To apply for Social Security retirement benefits, call Social Security toll-free at (800) 772-1213. If you are deaf or hard hearing, call them at (800) 325-0778 (TTY). You also can call or visit your local Social Security field office. Their number is found in the government pages in the front of your telephone book. Or you can find the nearest Social Security field office by going on the Internet to http://www.ssa.gov/ and clicking on “Apply for Social Security Retirement Benefits Online” link.
Suppose you retire at your full retirement age but forget to apply for Social Security benefits for three months. Do you lose your benefits for those months? No. You can receive back payments for up to six months after you retire.

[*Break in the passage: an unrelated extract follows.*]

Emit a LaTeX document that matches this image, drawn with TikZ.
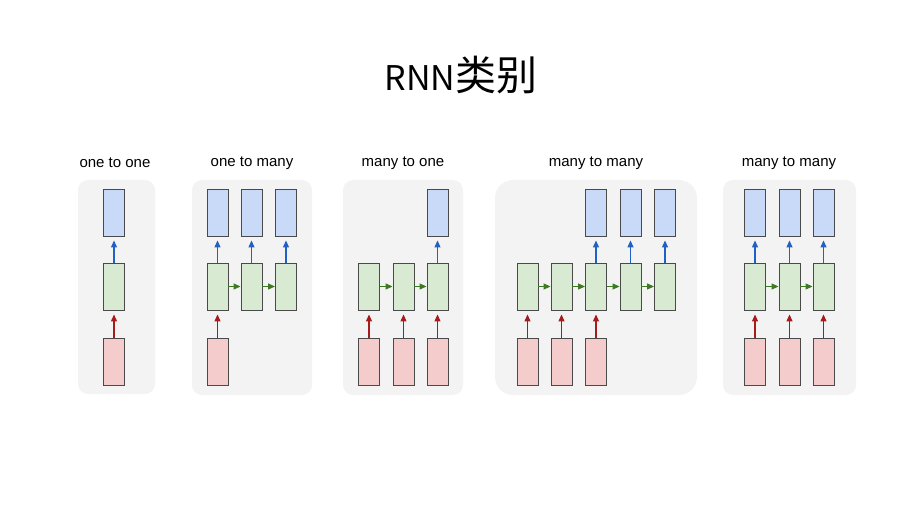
\documentclass[tikz,border=0pt]{standalone}
\usepackage{fontspec}
\setmainfont{Liberation Sans}
\newfontfamily\cjkfont{Noto Sans CJK SC}
\usetikzlibrary{arrows.meta}

\definecolor{panelgray}{HTML}{F3F3F3}
\definecolor{outblue}{HTML}{C9DAF8}
\definecolor{hidgreen}{HTML}{D9EAD3}
\definecolor{inred}{HTML}{F4CCCC}
\definecolor{boxline}{HTML}{4A4A4A}
\definecolor{arrblue}{HTML}{2160C4}
\definecolor{arrgreen}{HTML}{3D7A23}
\definecolor{arrred}{HTML}{A61C1C}

\tikzset{
  cell/.style={draw=boxline, line width=0.9pt, minimum width=21pt, minimum height=47pt, inner sep=0pt},
  outcell/.style={cell, fill=outblue},
  hidcell/.style={cell, fill=hidgreen},
  incell/.style={cell, fill=inred},
  link/.style={-{Triangle[length=7pt,width=6pt]}, line width=1.2pt},
  uplink/.style={link, shorten >=4pt},
  panel/.style={fill=panelgray, rounded corners=10pt},
  caption/.style={font=\fontsize{15}{18}\selectfont}
}

\begin{document}
\begin{tikzpicture}[x=1pt, y=-1pt]
  \useasboundingbox (0,0) rectangle (920,518);
  \node (title) at (461,75) {\cjkfont\fontsize{34}{40}\selectfont RNN{\fontsize{41}{46}\selectfont 类别}};

  % one to one
  \fill[panel] (78,180) rectangle (155,394);
  \node[caption] (t-a) at (115,163) {one to one};
  \node[outcell] (a-y1) at (114,212.5) {};
  \node[hidcell] (a-h1) at (114,286.5) {};
  \node[incell]  (a-x1) at (114,361.5) {};
  \draw[uplink, arrblue] (a-h1.north) -- (a-y1.south);
  \draw[uplink, arrred]  (a-x1.north) -- (a-h1.south);

  % one to many
  \fill[panel] (192,180) rectangle (312,395);
  \node[caption] (t-b) at (252,163) {one to many};
  \foreach \i/\x in {1/217.5, 2/251.5, 3/286} {
    \node[outcell] (b-y\i) at (\x,212.5) {};
    \node[hidcell] (b-h\i) at (\x,286.5) {};
    \draw[uplink, arrblue] (b-h\i.north) -- (b-y\i.south);
  }
  \node[incell] (b-x1) at (217.5,361.5) {};
  \draw[uplink, arrred] (b-x1.north) -- (b-h1.south);
  \draw[link, arrgreen] (b-h1.east) -- (b-h2.west);
  \draw[link, arrgreen] (b-h2.east) -- (b-h3.west);

  % many to one
  \fill[panel] (343,180) rectangle (463,395);
  \node[caption] (t-c) at (403,163) {many to one};
  \foreach \i/\x in {1/369, 2/403.5, 3/437.5} {
    \node[hidcell] (c-h\i) at (\x,286.5) {};
    \node[incell]  (c-x\i) at (\x,361.5) {};
    \draw[uplink, arrred] (c-x\i.north) -- (c-h\i.south);
  }
  \node[outcell] (c-y3) at (437.5,212.5) {};
  \draw[uplink, arrblue] (c-h3.north) -- (c-y3.south);
  \draw[link, arrgreen] (c-h1.east) -- (c-h2.west);
  \draw[link, arrgreen] (c-h2.east) -- (c-h3.west);

  % many to many, delayed
  \fill[panel, rounded corners=18pt] (495,180) rectangle (697,395);
  \node[caption] (t-d) at (596,163) {many to many};
  \foreach \i/\x in {1/527.5, 2/561.5, 3/596, 4/630.5, 5/665} {
    \node[hidcell] (d-h\i) at (\x,286.5) {};
  }
  \foreach \i/\x in {1/527.5, 2/561.5, 3/596} {
    \node[incell] (d-x\i) at (\x,361.5) {};
    \draw[uplink, arrred] (d-x\i.north) -- (d-h\i.south);
  }
  \foreach \i/\x in {3/596, 4/630.5, 5/665} {
    \node[outcell] (d-y\i) at (\x,212.5) {};
    \draw[uplink, arrblue] (d-h\i.north) -- (d-y\i.south);
  }
  \foreach \i/\j in {1/2, 2/3, 3/4, 4/5} {
    \draw[link, arrgreen] (d-h\i.east) -- (d-h\j.west);
  }

  % many to many, synced
  \fill[panel] (723,180) rectangle (856,395);
  \node[caption] (t-e) at (789,163) {many to many};
  \foreach \i/\x in {1/755, 2/789.5, 3/823.5} {
    \node[outcell] (e-y\i) at (\x,212.5) {};
    \node[hidcell] (e-h\i) at (\x,286.5) {};
    \node[incell]  (e-x\i) at (\x,361.5) {};
    \draw[uplink, arrblue] (e-h\i.north) -- (e-y\i.south);
    \draw[uplink, arrred]  (e-x\i.north) -- (e-h\i.south);
  }
  \draw[link, arrgreen] (e-h1.east) -- (e-h2.west);
  \draw[link, arrgreen] (e-h2.east) -- (e-h3.west);
\end{tikzpicture}
\end{document}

But if you retire before your full retirement age, generally you can only get benefits starting with the month in which you apply for retirement benefits, your benefits will begin with August.
When applying for retirements benefits, you’ll need your:
- Social Security card (or a record thereof);
- birth certificate;
- children’s birth certificates (if they are applying);
- proof of U.S citizenship or lawful alien status if you were not born in the United States;
- spouse’s birth certificate and Social Security number if he or she is applying for benefits on your record;
- marriage certificate (if applying on a spouse’s record);
- military discharge papers if you had military service;
- W-2 form from the previous year, or your last year’s tax return if you are self employed.